Study on the energy level limitations of triplet-triplet annihilation upconversion with anthracene-isomerized dimers as annihilators

Abstract

The enhancement in the efficiency of triplet-triplet annihilation upconversion (TTA-UC) is mainly determined by the triplet energy transfer (TET) and triplet-triplet annihilation (TTA) between the sensitizers and annihilators. The TET process works efficiently by adjusting the concentration ratio of the sensitizers and annihilators. The efficiency of TTA is determined by the properties of the annihilator.
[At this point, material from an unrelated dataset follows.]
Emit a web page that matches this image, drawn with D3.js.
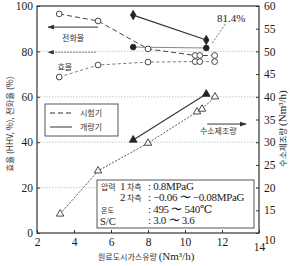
<!DOCTYPE html>
<html>
<head>
<meta charset="utf-8">
<script src="https://cdn.jsdelivr.net/npm/d3@7"></script>
<style>
  body { margin: 0; background: #fff; }
  .num { font-family: "Liberation Serif", "DejaVu Serif", serif; fill: #1a1a1a; }
  .kr { font-family: "Noto Sans CJK KR", sans-serif; fill: #333; }
</style>
</head>
<body>
<div id="chart"></div>
<script>
// test unit (시험기) points
const testX = [3.2, 5.3, 8.0, 10.55, 10.8, 11.6];
const testConversion = [96.5, 93.4, 81.1, 78.2, 78.2, 78.2];
const testEfficiency = [68.7, 74.0, 75.3, 75.5, 75.5, 75.5];
const testH2X = [3.25, 5.3, 8.0, 10.65, 10.92, 11.62];
const testH2 = [14.2, 23.7, 29.8, 36.7, 37.3, 40.0];

// improved unit (개량기) points
const devX = [7.2, 11.15];
const devConversion = [96.0, 85.0];
const devEfficiency = [81.9, 81.5];
const devH2 = [30.5, 40.6];

const xTicks = [2, 4, 6, 8, 10, 12, 14];
const leftTicks = [0, 20, 40, 60, 80, 100];
const rightTicks = [10, 15, 20, 25, 30, 35, 40, 45, 50, 55, 60];

const width = 290, height = 266;
const margin = {top: 6, right: 31, bottom: 33, left: 37};

const svg = d3.select("#chart").append("svg")
  .attr("width", width)
  .attr("height", height);

const x = d3.scaleLinear().domain([2, 14]).range([margin.left, width - margin.right]);
const yL = d3.scaleLinear().domain([0, 100]).range([height - margin.bottom, margin.top]);
const yR = d3.scaleLinear().domain([10, 60]).range([height - margin.bottom, margin.top]);

svg.append("defs").append("marker")
  .attr("id", "arrow")
  .attr("viewBox", "0 0 10 10")
  .attr("refX", 9).attr("refY", 5)
  .attr("markerWidth", 7).attr("markerHeight", 7)
  .attr("orient", "auto")
  .append("path")
  .attr("d", "M0,1.5L10,5L0,8.5z")
  .attr("fill", "#333");

// grid lines
svg.append("g").selectAll("line")
  .data([20, 40, 60, 80])
  .enter().append("line")
  .attr("x1", x(2)).attr("x2", x(14))
  .attr("y1", d => yL(d)).attr("y2", d => yL(d))
  .style("stroke", "#bbb")
  .style("stroke-width", 0.8)
  .style("stroke-dasharray", "1.5,1.5");

// axes
const axL = svg.append("g")
  .attr("transform", `translate(${x(2)},0)`)
  .call(d3.axisLeft(yL).tickValues(leftTicks).tickSize(-3).tickPadding(4));
const axR = svg.append("g")
  .attr("transform", `translate(${x(14)},0)`)
  .call(d3.axisRight(yR).tickValues(rightTicks).tickSize(-3).tickPadding(5));
const axB = svg.append("g")
  .attr("transform", `translate(0,${yL(0)})`)
  .call(d3.axisBottom(x).tickValues(xTicks).tickSize(-3).tickPadding(5));

[axL, axR, axB].forEach(a => {
  a.select(".domain").remove();
  a.selectAll("line").style("stroke", "#333");
  a.selectAll("text").attr("class", "num").style("font-size", "11.5px");
});
axR.selectAll(".tick").filter(d => d === 10).select("text").attr("dy", "0.9em");
axB.selectAll(".tick").filter(d => d === 14).select("text").attr("dy", "1.1em");

svg.append("rect")
  .attr("x", x(2)).attr("y", yL(100))
  .attr("width", x(14) - x(2)).attr("height", yL(0) - yL(100))
  .style("fill", "none")
  .style("stroke", "#333")
  .style("stroke-width", 1.2);

// lines
const testConv = testX.map((d, i) => ({x: d, y: yL(testConversion[i])}));
const testEff = testX.map((d, i) => ({x: d, y: yL(testEfficiency[i])}));
const testHyd = testH2X.map((d, i) => ({x: d, y: yR(testH2[i])}));
const devConv = devX.map((d, i) => ({x: d, y: yL(devConversion[i])}));
const devEff = devX.map((d, i) => ({x: d, y: yL(devEfficiency[i])}));
const devHyd = devX.map((d, i) => ({x: d, y: yR(devH2[i])}));

const line = d3.line().x(d => x(d.x)).y(d => d.y);

const lineStyles = [
  [testConv, "5,3", 1, "#444"],
  [testEff, "3,2.5", 0.9, "#666"],
  [testHyd, "2,1.5", 0.9, "#444"],
  [devConv, null, 1.2, "#333"],
  [devEff, null, 1, "#888"],
  [devHyd, null, 1.1, "#333"]
];
lineStyles.forEach(([data, dash, w, c]) => {
  svg.append("path")
    .datum(data)
    .attr("d", line)
    .style("fill", "none")
    .style("stroke", c)
    .style("stroke-width", w)
    .style("stroke-dasharray", dash);
});

// markers
function drawMarkers(data, type, size, filled) {
  svg.append("g").selectAll("path")
    .data(data)
    .enter().append("path")
    .attr("transform", d => `translate(${x(d.x)},${d.y})`)
    .attr("d", d3.symbol().type(type).size(size))
    .style("fill", filled ? "#222" : "#fff")
    .style("stroke", "#333")
    .style("stroke-width", 0.9);
}
drawMarkers(testConv, d3.symbolCircle, 26, false);
drawMarkers(testEff, d3.symbolCircle, 26, false);
drawMarkers(testHyd, d3.symbolTriangle, 24, false);
drawMarkers(devConv, d3.symbolDiamond, 26, true);
drawMarkers(devEff, d3.symbolCircle, 26, true);
drawMarkers(devHyd, d3.symbolTriangle, 26, true);

// 81.4% callout
const last = devConv[devConv.length - 1];
svg.append("line")
  .attr("x1", x(last.x) + 6).attr("y1", last.y + 3)
  .attr("x2", x(last.x) + 19).attr("y2", last.y - 16)
  .style("stroke", "#555")
  .style("stroke-width", 0.8)
  .style("stroke-dasharray", "2,1.5");
svg.append("text")
  .attr("class", "num")
  .attr("x", x(12.5)).attr("y", yL(93))
  .style("font-size", "11px")
  .style("text-anchor", "middle")
  .text("81.4%");

// arrows with labels
svg.append("line")
  .attr("x1", x(5.3)).attr("x2", x(2.6))
  .attr("y1", yL(90.7)).attr("y2", yL(90.7))
  .style("stroke", "#333").style("stroke-width", 1)
  .attr("marker-end", "url(#arrow)");
svg.append("text").attr("class", "kr")
  .attr("x", x(3.95)).attr("y", yL(84.5))
  .style("font-size", "8px").style("text-anchor", "middle")
  .text("전화율");

svg.append("line")
  .attr("x1", x(5.2)).attr("x2", x(2.6))
  .attr("y1", yL(79.6)).attr("y2", yL(79.6))
  .style("stroke", "#777").style("stroke-width", 0.9)
  .style("stroke-dasharray", "2,1")
  .attr("marker-end", "url(#arrow)");
svg.append("text").attr("class", "kr")
  .attr("x", x(3.5)).attr("y", yL(72))
  .style("font-size", "8px").style("text-anchor", "middle")
  .text("효율");

svg.append("line")
  .attr("x1", x(11.2)).attr("x2", x(13.3))
  .attr("y1", yR(34.0)).attr("y2", yR(34.0))
  .style("stroke", "#333").style("stroke-width", 1)
  .attr("marker-end", "url(#arrow)");
svg.append("text").attr("class", "kr")
  .attr("x", x(11.8)).attr("y", yR(31.8))
  .style("font-size", "8px").style("text-anchor", "middle")
  .text("수소제조량");

// legend
const legend = svg.append("g").attr("transform", "translate(45,104)");
legend.append("rect")
  .attr("width", 73).attr("height", 32)
  .style("fill", "#fff").style("stroke", "#444").style("stroke-width", 0.9);
[["5,3", "시험기"], [null, "개량기"]].forEach(([dash, label], i) => {
  legend.append("line")
    .attr("x1", 5).attr("x2", 27)
    .attr("y1", 9 + i * 14).attr("y2", 9 + i * 14)
    .style("stroke", "#333").style("stroke-width", 1)
    .style("stroke-dasharray", dash);
  legend.append("text").attr("class", "kr")
    .attr("x", 35).attr("y", 12 + i * 14)
    .style("font-size", "8px")
    .text(label);
});

// conditions box
const cond = svg.append("g").attr("transform", "translate(97,180)");
cond.append("rect")
  .attr("width", 157).attr("height", 48)
  .style("fill", "#fff").style("stroke", "#444").style("stroke-width", 0.9);
const condRows = [
  {y: 10, kr: "압력", num: "1", side: "차측", val: ": 0.8MPaG"},
  {y: 21, kr: "", num: "2", side: "차측", val: ": −0.06 〜 −0.08MPaG"},
  {y: 33, kr: "", num: "", side: "", val: ": 495 〜 540℃"},
  {y: 44, kr: "", num: "", side: "", val: ": 3.0 〜 3.6"}
];
condRows.forEach(r => {
  if (r.kr) cond.append("text").attr("class", "kr").attr("x", 4).attr("y", r.y)
    .style("font-size", "8px").text(r.kr);
  if (r.num) cond.append("text").attr("class", "num").attr("x", 23).attr("y", r.y)
    .style("font-size", "11px").text(r.num);
  if (r.side) cond.append("text").attr("class", "kr").attr("x", 30).attr("y", r.y)
    .style("font-size", "8px").text(r.side);
  cond.append("text").attr("class", "num").attr("x", 51).attr("y", r.y)
    .style("font-size", "11px").style("letter-spacing", "-0.3px").text(r.val);
});
cond.append("text").attr("class", "kr").attr("x", 4).attr("y", 33)
  .style("font-size", "7px").text("온도");
cond.append("text").attr("class", "num").attr("x", 3).attr("y", 45)
  .style("font-size", "10.5px").text("S/C");

// axis titles
const yTitle = svg.append("text")
  .attr("transform", `translate(13,${yL(48)}) rotate(-90)`)
  .style("text-anchor", "middle");
yTitle.append("tspan").attr("class", "kr").style("font-size", "8.5px")
  .text("효율 (HHV, %), 전화율 (%)");

const rTitle = svg.append("text")
  .attr("transform", `translate(286,${yL(46)}) rotate(-90)`)
  .style("text-anchor", "middle");
rTitle.append("tspan").attr("class", "kr").style("font-size", "8.5px").text("수소제조량 ");
rTitle.append("tspan").attr("class", "num").style("font-size", "11px").text("(Nm³/h)");

const xTitle = svg.append("text")
  .attr("x", x(7.9)).attr("y", 260)
  .style("text-anchor", "middle");
xTitle.append("tspan").attr("class", "kr").style("font-size", "8px").text("원료도시가스유량   ");
xTitle.append("tspan").attr("class", "num").style("font-size", "11px").text("(Nm³/h)");
</script>
</body>
</html>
Because TTA is a Dexter-type energy transfer and is affected by the diffusion rate, the energy levels of the excited states and the molecular size are both crucial in TTA. In this study, four isomerized dimers of 9,10-diphenlanthracene (DPA) and anthracene (An) were designed and prepared as annihilators for TTA-UC. The singlet and triplet energy levels could be adjusted by altering the connection position while maintaining the molecular weight and size. When PtOEP was used as the sensitizer, the maximum upconversion efficiency of 9-[4-(9-anthracenyl)phenyl]-10-phenylanthracene (9DPA-9An) was ∼11.18%. This is four times higher than that of 9,10-diphenyl-2,9′-bianthracene (2DPA-9An, 2.63%). The calculation of the energies of T1 and the higher triplet state (T3, because E(T2) is similar to the E(T1) of these dimers) for these dimers has provided insights into the underlying reasons. These indicated that the energy gap value of 2 × E(T1) − E(T3) is the determining factor for TTA efficiency. This work may provide a better understanding of the excited-state energy levels, which is crucial for designing novel annihilators to enhance the TTA-UC efficiency.